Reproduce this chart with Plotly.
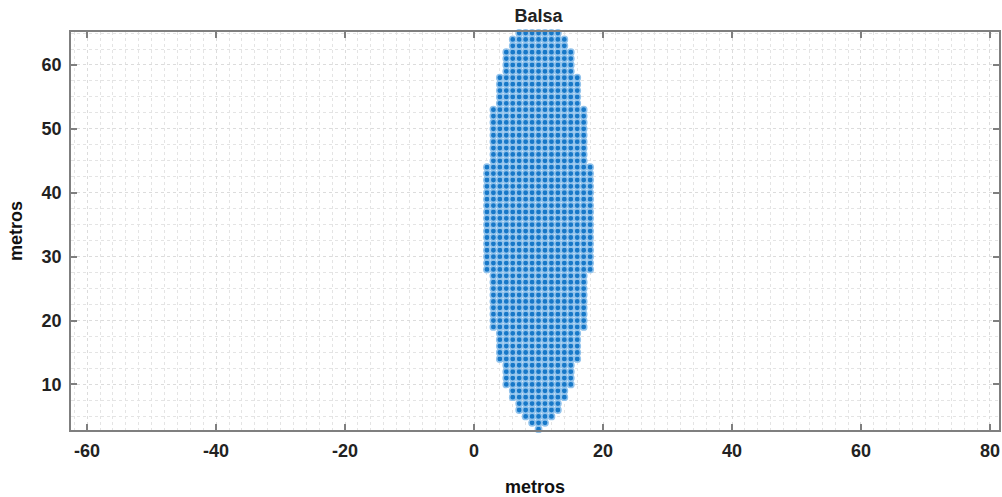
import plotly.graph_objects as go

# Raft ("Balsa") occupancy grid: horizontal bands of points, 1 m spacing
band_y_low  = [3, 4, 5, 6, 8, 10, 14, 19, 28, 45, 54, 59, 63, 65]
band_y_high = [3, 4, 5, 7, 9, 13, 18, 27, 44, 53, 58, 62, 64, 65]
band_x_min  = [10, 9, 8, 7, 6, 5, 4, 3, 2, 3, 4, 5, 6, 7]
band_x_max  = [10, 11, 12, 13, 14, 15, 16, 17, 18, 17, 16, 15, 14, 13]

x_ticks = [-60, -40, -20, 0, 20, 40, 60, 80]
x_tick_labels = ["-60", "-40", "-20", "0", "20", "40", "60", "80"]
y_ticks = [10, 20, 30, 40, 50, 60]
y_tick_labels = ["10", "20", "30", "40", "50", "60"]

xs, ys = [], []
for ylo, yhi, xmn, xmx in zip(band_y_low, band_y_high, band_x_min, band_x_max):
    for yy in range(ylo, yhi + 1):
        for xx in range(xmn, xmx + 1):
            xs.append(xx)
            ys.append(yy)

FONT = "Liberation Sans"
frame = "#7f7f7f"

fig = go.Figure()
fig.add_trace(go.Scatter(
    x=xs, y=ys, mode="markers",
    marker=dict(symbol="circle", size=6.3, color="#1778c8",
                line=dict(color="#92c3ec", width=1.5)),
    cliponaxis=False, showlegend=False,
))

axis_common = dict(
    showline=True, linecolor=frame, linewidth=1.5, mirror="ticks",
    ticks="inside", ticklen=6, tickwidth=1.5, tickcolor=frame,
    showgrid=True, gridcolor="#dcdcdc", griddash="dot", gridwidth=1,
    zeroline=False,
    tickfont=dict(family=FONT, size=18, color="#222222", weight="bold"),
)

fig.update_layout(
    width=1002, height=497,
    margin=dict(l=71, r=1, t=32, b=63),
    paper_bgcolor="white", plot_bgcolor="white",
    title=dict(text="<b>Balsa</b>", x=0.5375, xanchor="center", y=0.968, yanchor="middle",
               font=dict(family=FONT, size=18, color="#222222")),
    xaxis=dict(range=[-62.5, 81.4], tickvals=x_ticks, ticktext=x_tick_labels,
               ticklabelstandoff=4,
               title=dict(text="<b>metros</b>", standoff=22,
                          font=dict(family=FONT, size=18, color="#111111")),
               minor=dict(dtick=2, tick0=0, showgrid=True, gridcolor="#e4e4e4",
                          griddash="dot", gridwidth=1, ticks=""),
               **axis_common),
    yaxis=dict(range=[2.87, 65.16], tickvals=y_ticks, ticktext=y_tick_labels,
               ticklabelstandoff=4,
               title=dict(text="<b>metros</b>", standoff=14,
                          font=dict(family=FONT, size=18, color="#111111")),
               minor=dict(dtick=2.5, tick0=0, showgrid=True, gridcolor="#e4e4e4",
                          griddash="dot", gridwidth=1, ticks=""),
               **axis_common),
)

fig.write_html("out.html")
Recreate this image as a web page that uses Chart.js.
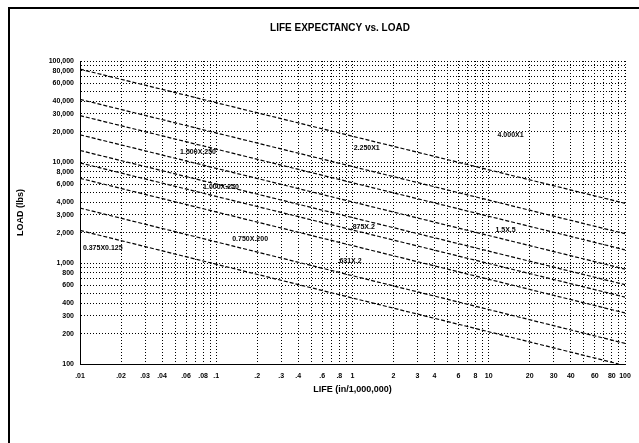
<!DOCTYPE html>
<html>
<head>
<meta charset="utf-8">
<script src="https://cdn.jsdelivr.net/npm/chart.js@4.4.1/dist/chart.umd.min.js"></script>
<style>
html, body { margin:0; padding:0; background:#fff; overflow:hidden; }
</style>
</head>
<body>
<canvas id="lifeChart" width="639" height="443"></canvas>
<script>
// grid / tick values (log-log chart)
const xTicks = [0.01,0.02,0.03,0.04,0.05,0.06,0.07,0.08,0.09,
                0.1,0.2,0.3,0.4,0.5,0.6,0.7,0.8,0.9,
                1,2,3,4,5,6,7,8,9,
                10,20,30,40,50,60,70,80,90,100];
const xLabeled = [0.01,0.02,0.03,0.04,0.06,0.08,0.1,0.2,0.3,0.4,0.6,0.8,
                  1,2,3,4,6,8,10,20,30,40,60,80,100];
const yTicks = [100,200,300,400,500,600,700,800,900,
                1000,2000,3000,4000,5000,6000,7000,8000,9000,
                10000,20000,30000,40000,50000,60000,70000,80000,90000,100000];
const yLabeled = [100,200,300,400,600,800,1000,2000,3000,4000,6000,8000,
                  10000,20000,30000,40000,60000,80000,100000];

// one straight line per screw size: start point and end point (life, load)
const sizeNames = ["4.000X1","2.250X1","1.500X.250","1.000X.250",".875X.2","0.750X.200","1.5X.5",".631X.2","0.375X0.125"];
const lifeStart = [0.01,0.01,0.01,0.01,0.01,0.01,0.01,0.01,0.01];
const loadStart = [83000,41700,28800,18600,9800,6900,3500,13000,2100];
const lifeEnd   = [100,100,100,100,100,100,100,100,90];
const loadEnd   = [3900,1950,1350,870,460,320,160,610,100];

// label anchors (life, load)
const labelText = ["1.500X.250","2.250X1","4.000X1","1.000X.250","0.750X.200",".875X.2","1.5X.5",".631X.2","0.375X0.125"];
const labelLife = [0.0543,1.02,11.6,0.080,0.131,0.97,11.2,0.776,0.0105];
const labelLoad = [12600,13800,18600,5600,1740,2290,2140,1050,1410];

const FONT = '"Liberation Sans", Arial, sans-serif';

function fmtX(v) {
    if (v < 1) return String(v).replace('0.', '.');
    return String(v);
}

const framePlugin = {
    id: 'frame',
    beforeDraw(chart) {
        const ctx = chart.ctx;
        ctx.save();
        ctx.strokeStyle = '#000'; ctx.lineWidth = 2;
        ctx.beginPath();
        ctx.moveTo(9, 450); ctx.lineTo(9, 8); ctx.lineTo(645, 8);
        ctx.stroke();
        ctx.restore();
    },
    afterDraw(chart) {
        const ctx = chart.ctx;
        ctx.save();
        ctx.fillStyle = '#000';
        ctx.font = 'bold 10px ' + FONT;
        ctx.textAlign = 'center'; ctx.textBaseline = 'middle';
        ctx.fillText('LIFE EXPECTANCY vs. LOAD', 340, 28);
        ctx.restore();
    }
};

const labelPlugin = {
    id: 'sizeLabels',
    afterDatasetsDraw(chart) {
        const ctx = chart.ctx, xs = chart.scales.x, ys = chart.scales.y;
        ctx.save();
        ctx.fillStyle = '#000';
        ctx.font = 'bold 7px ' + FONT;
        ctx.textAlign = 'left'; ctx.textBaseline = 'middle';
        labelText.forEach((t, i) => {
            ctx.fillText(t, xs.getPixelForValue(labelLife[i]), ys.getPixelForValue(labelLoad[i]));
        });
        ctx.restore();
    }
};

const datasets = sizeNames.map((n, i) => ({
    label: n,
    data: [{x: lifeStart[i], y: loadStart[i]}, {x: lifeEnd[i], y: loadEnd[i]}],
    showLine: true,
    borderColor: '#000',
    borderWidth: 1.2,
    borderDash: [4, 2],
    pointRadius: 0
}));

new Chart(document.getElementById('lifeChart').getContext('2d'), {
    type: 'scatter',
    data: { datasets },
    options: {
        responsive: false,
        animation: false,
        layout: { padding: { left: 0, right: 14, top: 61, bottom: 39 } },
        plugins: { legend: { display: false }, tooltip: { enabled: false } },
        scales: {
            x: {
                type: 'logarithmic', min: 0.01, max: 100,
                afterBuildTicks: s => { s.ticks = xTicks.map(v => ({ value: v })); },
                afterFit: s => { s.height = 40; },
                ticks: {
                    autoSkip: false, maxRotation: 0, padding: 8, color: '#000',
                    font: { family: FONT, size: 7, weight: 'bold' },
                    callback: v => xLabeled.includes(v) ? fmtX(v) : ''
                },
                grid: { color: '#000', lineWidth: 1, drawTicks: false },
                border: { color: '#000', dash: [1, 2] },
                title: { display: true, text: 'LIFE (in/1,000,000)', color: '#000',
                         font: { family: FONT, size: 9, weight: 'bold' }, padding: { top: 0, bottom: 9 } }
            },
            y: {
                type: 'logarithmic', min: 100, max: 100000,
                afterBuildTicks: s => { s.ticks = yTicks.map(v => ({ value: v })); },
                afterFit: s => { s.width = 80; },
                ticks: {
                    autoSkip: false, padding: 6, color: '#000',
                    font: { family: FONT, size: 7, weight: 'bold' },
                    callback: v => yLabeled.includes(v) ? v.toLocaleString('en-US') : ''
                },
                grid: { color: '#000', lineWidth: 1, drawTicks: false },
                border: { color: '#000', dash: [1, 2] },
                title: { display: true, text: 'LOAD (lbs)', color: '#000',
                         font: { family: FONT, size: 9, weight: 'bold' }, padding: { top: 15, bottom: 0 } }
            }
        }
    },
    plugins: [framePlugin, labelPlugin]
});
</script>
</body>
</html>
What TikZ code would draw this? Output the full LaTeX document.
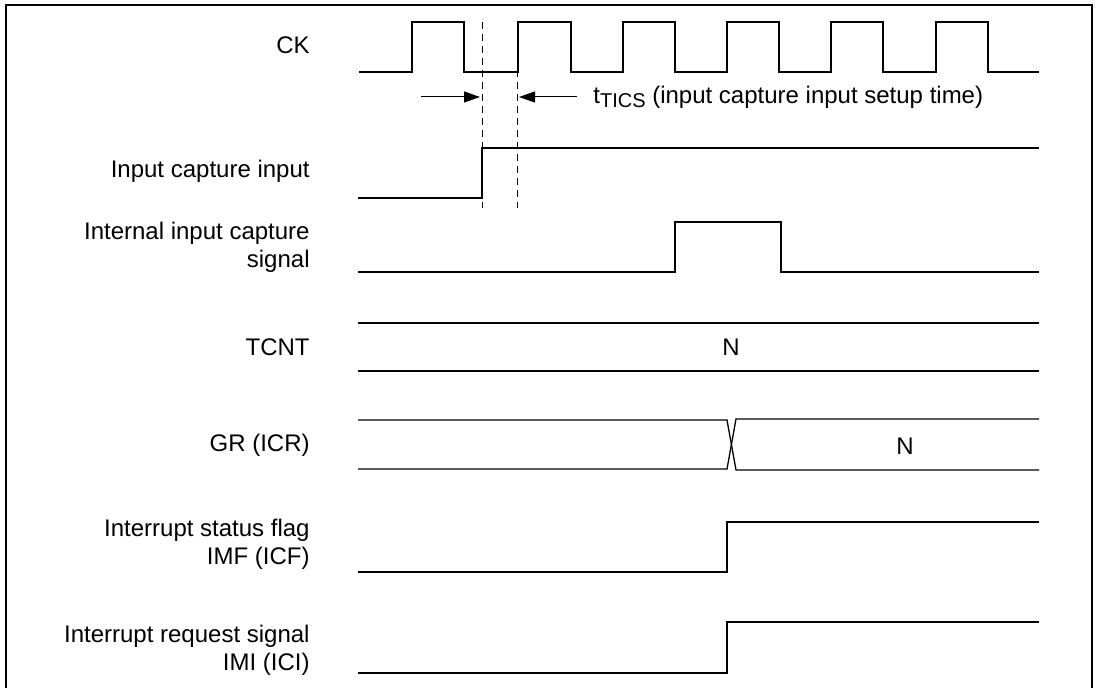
····················
- What you have to do
In the records above, find the line with "Recreate this image" and the line with "10000,20000,30000,40000,60000,80000,100000];", then restate word for word only those two lines and all lines between, omitting pictures.

- Solution to this problem
Recreate this image as a web page that uses Chart.js.
<!DOCTYPE html>
<html>
<head>
<meta charset="utf-8">
<script src="https://cdn.jsdelivr.net/npm/chart.js@4.4.1/dist/chart.umd.min.js"></script>
<style>
html, body { margin:0; padding:0; background:#fff; overflow:hidden; }
</style>
</head>
<body>
<canvas id="lifeChart" width="639" height="443"></canvas>
<script>
// grid / tick values (log-log chart)
const xTicks = [0.01,0.02,0.03,0.04,0.05,0.06,0.07,0.08,0.09,
                0.1,0.2,0.3,0.4,0.5,0.6,0.7,0.8,0.9,
                1,2,3,4,5,6,7,8,9,
                10,20,30,40,50,60,70,80,90,100];
const xLabeled = [0.01,0.02,0.03,0.04,0.06,0.08,0.1,0.2,0.3,0.4,0.6,0.8,
                  1,2,3,4,6,8,10,20,30,40,60,80,100];
const yTicks = [100,200,300,400,500,600,700,800,900,
                1000,2000,3000,4000,5000,6000,7000,8000,9000,
                10000,20000,30000,40000,50000,60000,70000,80000,90000,100000];
const yLabeled = [100,200,300,400,600,800,1000,2000,3000,4000,6000,8000,
                  10000,20000,30000,40000,60000,80000,100000];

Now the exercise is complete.